ADDITIONAL MATERIAL PROVISIONS OF THE ACT

Executive Compensation and Corporate Governance

Any financial institution that sells troubled assets under the program shall be subject to limitations on executive compensation and other requirements of the Act. During the effectiveness of the Secretary’s authority under the Act, if the Secretary makes direct purchases of troubled assets in accordance with the provisions of the Act and receives a “meaningful” equity or debt position in the financial institution because of the transaction, the Secretary shall require the financial institution meet “appropriate” standards for executive compensation and corporate governance including: (a) limits on compensation “. . . that exclude incentives for senior executive officers [as defined in the Act] . . . to take unnecessary and excessive risks that threaten the value of the financial institution . . .”; (b) a provision for the recovery by the financial institution of any bonus or incentive compensation paid to senior executive officers based on statements of earnings, 2 gains, or other criteria that are later proven to be materially inaccurate; and (c) a prohibition on the financial institution making any golden parachute payment to its senior executive officers. “Senior executive officer,” for purposes of the Act, means an individual who is one of the top five (5) highly paid executives of a public company whose compensation is required to be disclosed pursuant to the Securities Exchange Act of 1934, and any non-public counterparts. In addition, during the effectiveness of the Secretary’s authority pursuant to the Act, if troubled assets purchases are made through auction purchases and exceed in the aggregate per financial institution $300 million (including direct purchases), the financial institution shall not enter into any new employment contract with a senior executive officer that includes a golden parachute in the event of an involuntary termination, bankruptcy filing, insolvency or receivership.

Market Transparency

To facilitate market transparency, the Secretary is required to make available to the public, in electronic form, a description, amounts, and pricing of assets acquired under the Act within two (2) business days of the transaction. The Secretary may require additional public disclosures for any financial institution that sells troubled assets under the Act of off-balance sheet transactions, derivative instruments, contingent liabilities, and similar sources of exposure.

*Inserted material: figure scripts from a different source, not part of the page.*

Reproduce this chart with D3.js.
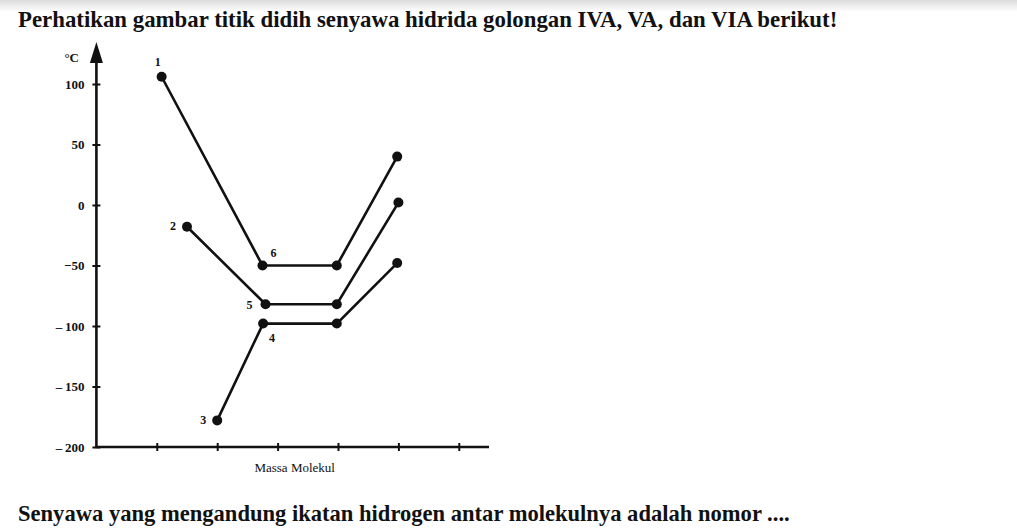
<!DOCTYPE html>
<html><head><meta charset="utf-8">
<script src="https://cdn.jsdelivr.net/npm/d3@7/dist/d3.min.js"></script>
<style>body{margin:0;background:#fff}svg{display:block}</style>
</head><body><svg id="c" width="1017" height="529"></svg>
<script>
const titleText = "Perhatikan gambar titik didih senyawa hidrida golongan IVA, VA, dan VIA berikut!";
const questionText = "Senyawa yang mengandung ikatan hidrogen antar molekulnya adalah nomor ....";
const yTicks = [100, 50, 0, -50, -100, -150, -200];
const xTicks = [1, 2, 3, 4, 5, 6];
const yUnit = "°C";
const xTitle = "Massa Molekul";
// series: molecular-mass position (axis units) and boiling point (°C)
const seriesA_mass = [1.08, 2.75, 3.98, 4.98];
const seriesA_bp   = [106, -50, -50, 40];
const seriesB_mass = [1.5, 2.8, 3.98, 5.0];
const seriesB_bp   = [-18, -82, -82, 2];
const seriesC_mass = [2.0, 2.76, 3.98, 4.98];
const seriesC_bp   = [-178, -98, -98, -48];
const pointLabels = [
  {n:"1", s:"A", i:0}, {n:"6", s:"A", i:1},
  {n:"2", s:"B", i:0}, {n:"5", s:"B", i:1},
  {n:"3", s:"C", i:0}, {n:"4", s:"C", i:1}
];

const svg = d3.select("#c");
const defs = svg.append("defs");
const g = defs.append("linearGradient").attr("id","topg").attr("x1",0).attr("y1",0).attr("x2",0).attr("y2",1);
g.append("stop").attr("offset","0").attr("stop-color","#dcdcdc");
g.append("stop").attr("offset","1").attr("stop-color","#fff");
svg.append("rect").attr("width",1017).attr("height",12).attr("fill","url(#topg)");

const x = d3.scaleLinear().domain([0, 6.5]).range([96.4, 489]);
const y = d3.scaleLinear().domain([-200, 100]).range([447, 84]);
const ink = "#111";
const serif = "'Liberation Serif','Times New Roman',serif";

function fitText(t, targetRight){
  const w = t.node().getComputedTextLength();
  const x0 = +t.attr("x");
  const fs = +t.attr("font-size");
  t.attr("font-size", fs * (targetRight - x0) / w);
}

const title = svg.append("text").attr("x",18).attr("y",27).attr("font-family",serif)
  .attr("font-size",20).attr("font-weight","bold").attr("fill",ink).text(titleText);
fitText(title, 838);

// y axis
const yAx = svg.append("g").attr("transform",`translate(${x(0)},0)`)
  .call(d3.axisLeft(y).tickValues(yTicks).tickSize(0).tickPadding(12)
    .tickFormat(d => d < 0 ? (d <= -100 ? "\u2013\u2009" : "\u2212") + Math.abs(d) : d));
yAx.select(".domain").remove();
yAx.selectAll("text").attr("font-family",serif).attr("font-size",13).attr("font-weight","bold").attr("fill",ink);
yAx.selectAll(".tick").append("line").attr("x1",-4).attr("x2",4).attr("stroke",ink).attr("stroke-width",2);
svg.append("line").attr("x1",x(0)).attr("x2",x(0)).attr("y1",y(-200)+1).attr("y2",58)
  .attr("stroke",ink).attr("stroke-width",2.6);
svg.append("path").attr("d",`M${x(0)},42 L${x(0)-6.5},63 L${x(0)+6.5},63 Z`).attr("fill",ink);
svg.append("text").attr("x",x(0)-32).attr("y",62).attr("font-family",serif).attr("font-size",13)
  .attr("font-weight","bold").attr("fill",ink).text(yUnit);

// x axis
const xAx = svg.append("g").attr("transform",`translate(0,${y(-200)})`)
  .call(d3.axisBottom(x).tickValues(xTicks).tickSize(0).tickFormat(""));
xAx.select(".domain").remove();
xAx.selectAll(".tick").append("line").attr("y1",-4).attr("y2",4).attr("stroke",ink).attr("stroke-width",2);
svg.append("line").attr("x1",x(0)-1).attr("x2",x(6.5)).attr("y1",y(-200)).attr("y2",y(-200))
  .attr("stroke",ink).attr("stroke-width",2.6);
svg.append("text").attr("x",(x(2.5)+x(4))/2+2).attr("y",472).attr("text-anchor","middle")
  .attr("font-family",serif).attr("font-size",13).attr("fill",ink).text(xTitle);

const series = {
  A: seriesA_mass.map((m,i)=>({m, v:seriesA_bp[i]})),
  B: seriesB_mass.map((m,i)=>({m, v:seriesB_bp[i]})),
  C: seriesC_mass.map((m,i)=>({m, v:seriesC_bp[i]}))
};
const line = d3.line().x(d=>x(d.m)).y(d=>y(d.v));
Object.values(series).forEach(s=>{
  svg.append("path").attr("d",line(s)).attr("fill","none").attr("stroke",ink).attr("stroke-width",2.6);
  svg.selectAll(null).data(s).enter().append("circle")
    .attr("cx",d=>x(d.m)).attr("cy",d=>y(d.v)).attr("r",5).attr("fill",ink);
});

const labelOffset = {"1":[-7,-11],"6":[8,-9],"2":[-17,3],"5":[-19,5],"3":[-17,4],"4":[6,18]};
pointLabels.forEach(p=>{
  const d = series[p.s][p.i];
  const o = labelOffset[p.n];
  svg.append("text").attr("x",x(d.m)+o[0]).attr("y",y(d.v)+o[1])
    .attr("font-family",serif).attr("font-size",12).attr("font-weight","bold").attr("fill",ink).text(p.n);
});

const q = svg.append("text").attr("x",18).attr("y",521).attr("font-family",serif)
  .attr("font-size",20).attr("font-weight","bold").attr("fill",ink).text(questionText);
fitText(q, 790);
</script></body></html>
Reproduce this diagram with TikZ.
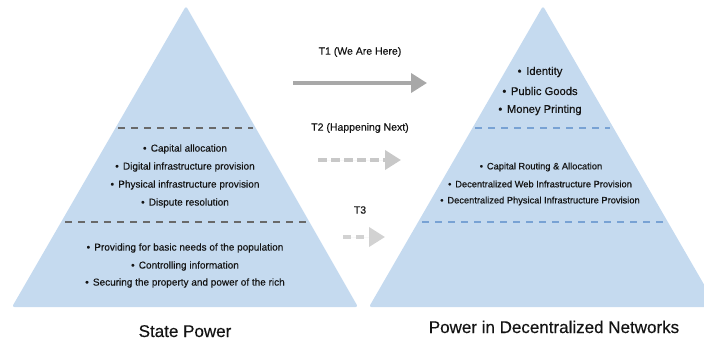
\documentclass[tikz,border=0pt]{standalone}
\usepackage{fontspec}
\setmainfont{Liberation Sans}[FakeBold=0.35]
\usetikzlibrary{arrows.meta}
\definecolor{pyr}{RGB}{197,218,239}
\definecolor{dashgray}{RGB}{105,105,105}
\definecolor{dashblue}{RGB}{120,162,212}
\definecolor{arrA}{RGB}{168,168,168}
\definecolor{arrB}{RGB}{200,200,200}
\definecolor{arrC}{RGB}{210,210,210}
\definecolor{txt}{RGB}{20,20,20}
\newcommand{\bul}{•\hspace{0.42em}}
\tikzset{
  pyramid/.style={fill=pyr, rounded corners=2.5pt},
  sepgray/.style={draw=dashgray, line width=1.2pt, dash pattern=on 7pt off 6pt},
  sepblue/.style={draw=dashblue, line width=1.2pt, dash pattern=on 7pt off 6pt},
  item/.style={text=txt, font=\fontsize{10}{12}\selectfont, inner sep=0pt},
  itemS/.style={text=txt, font=\fontsize{9.3}{11}\selectfont, inner sep=0pt},
  itemL/.style={text=txt, font=\fontsize{11.2}{13}\selectfont, inner sep=0pt},
  tlabel/.style={text=txt, font=\fontsize{10.5}{12}\selectfont, inner sep=0pt},
  title/.style={text=txt, font=\fontsize{17}{20}\selectfont, inner sep=0pt, anchor=base},
  bigarrow/.style={line width=3.8pt, -{Triangle[length=16pt,width=19pt]}},
}
\begin{document}
\begin{tikzpicture}[x=1pt,y=-1pt]
\useasboundingbox (0,0) rectangle (704,340);
\begin{scope}
\clip (0,0) rectangle (704,340);
% pyramids
\path[pyramid] (186,6) -- (358,307) -- (12,307) -- cycle;
\path[pyramid] (543,6) -- (717,307) -- (369,307) -- cycle;
\end{scope}
% separators
\coordinate (l1a) at (118,128); \coordinate (l1b) at (253,128);
\coordinate (l2a) at (65,222);  \coordinate (l2b) at (306,222);
\coordinate (r1a) at (475,128); \coordinate (r1b) at (610,128);
\coordinate (r2a) at (422,222); \coordinate (r2b) at (663,222);
\draw[sepgray] (l1a) -- (l1b);
\draw[sepgray] (l2a) -- (l2b);
\draw[sepblue] (r1a) -- (r1b);
\draw[sepblue] (r2a) -- (r2b);
% left items
\node[item] (a1) at (185,149) {\bul Capital allocation};
\node[item] (a2) at (185,167) {\bul Digital infrastructure provision};
\node[item] (a3) at (185,185) {\bul Physical infrastructure provision};
\node[item] (a4) at (185,203) {\bul Dispute resolution};
\node[item] (b1) at (185,248) {\bul Providing for basic needs of the population};
\node[item] (b2) at (185,266) {\bul Controlling information};
\node[item] (b3) at (185,283) {\bul Securing the property and power of the rich};
% right items
\node[itemL] (c1) at (540,72) {\bul Identity};
\node[itemL] (c2) at (540,91) {\bul Public Goods};
\node[itemL] (c3) at (540,110) {\bul Money Printing};
\node[itemS] (d1) at (541,167) {\bul Capital Routing \& Allocation};
\node[itemS] (d2) at (540,184) {\bul Decentralized Web Infrastructure Provision};
\node[itemS] (d3) at (540,201) {\bul Decentralized Physical Infrastructure Provision};
% titles
\node[title] (st) at (185,337) {State Power};
\node[title] (dt) at (554,333) {Power in Decentralized Networks};
% transitions
\node[tlabel] (t1) at (360,52) {T1 (We Are Here)};
\node[tlabel] (t2) at (360,128) {T2 (Happening Next)};
\node[tlabel] (t3) at (360,210) {T3};
\coordinate (t1s) at (293,83);  \coordinate (t1e) at (427,83);
\coordinate (t2s) at (318,160); \coordinate (t2e) at (401,160);
\coordinate (t3s) at (343,237); \coordinate (t3e) at (385,237);
\draw[bigarrow, draw=arrA, fill=arrA] (t1s) -- (t1e);
\draw[bigarrow, draw=arrB, fill=arrB, dash pattern=on 9pt off 4pt] (t2s) -- (t2e);
\draw[bigarrow, draw=arrC, fill=arrC, dash pattern=on 8pt off 5pt] (t3s) -- (t3e);
\end{tikzpicture}
\end{document}
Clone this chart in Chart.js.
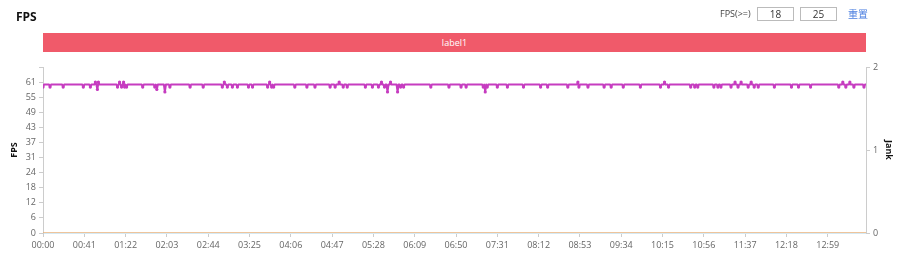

Authority to Suspend Mark-to-Market Accounting

The Securities and Exchange Commission is granted the authority to suspend the mark-to-market rules of Financial Accounting Standards Board Statement Number 157 for any issuer as defined in the Securities Exchange Act.

Increase in Deposit Insurance

From October 3, 2008, through December 31, 2009, the FDIC insurance is increased to $250,000 per account. The temporary increase is not to be taken into account in setting assessments. The guarantee of deposits is another aspect of the various actions being taken by the FDIC and Treasury that is changing rapidly.

Tax Provisions

Gain or loss of an “applicable financial institution” on the sale or exchange of preferred stock in Fannie Mae or Freddie Mac held on September 6, 2008, or sold or exchanged on or after January 1, 2008, and before September 7, 2008, shall be treated as ordinary income or loss. An “applicable financial institution” means generally a bank, savings and loan, and certain other entities.

For financial institutions participating in the TARP program, deductions are disallowed for executive compensation that exceeds $500,000, or in the case of deferred deduction, executive compensation exceeds $500,000 reduced by the executive compensation for the tax year plus the portion of deferred deduction executive compensation taken into account in a prior taxable year. This provision only applies if the financial institution sells under the program troubled assets having an aggregate amount exceeding $300 million. To calculate the aggregate amount of $300 million per financial institution, direct purchases of troubled assets in one or more transactions are excluded. The executive compensation tax provisions are certainly among the more provocative for financial institutions, and many believe they may create some resistance to participation in TARP.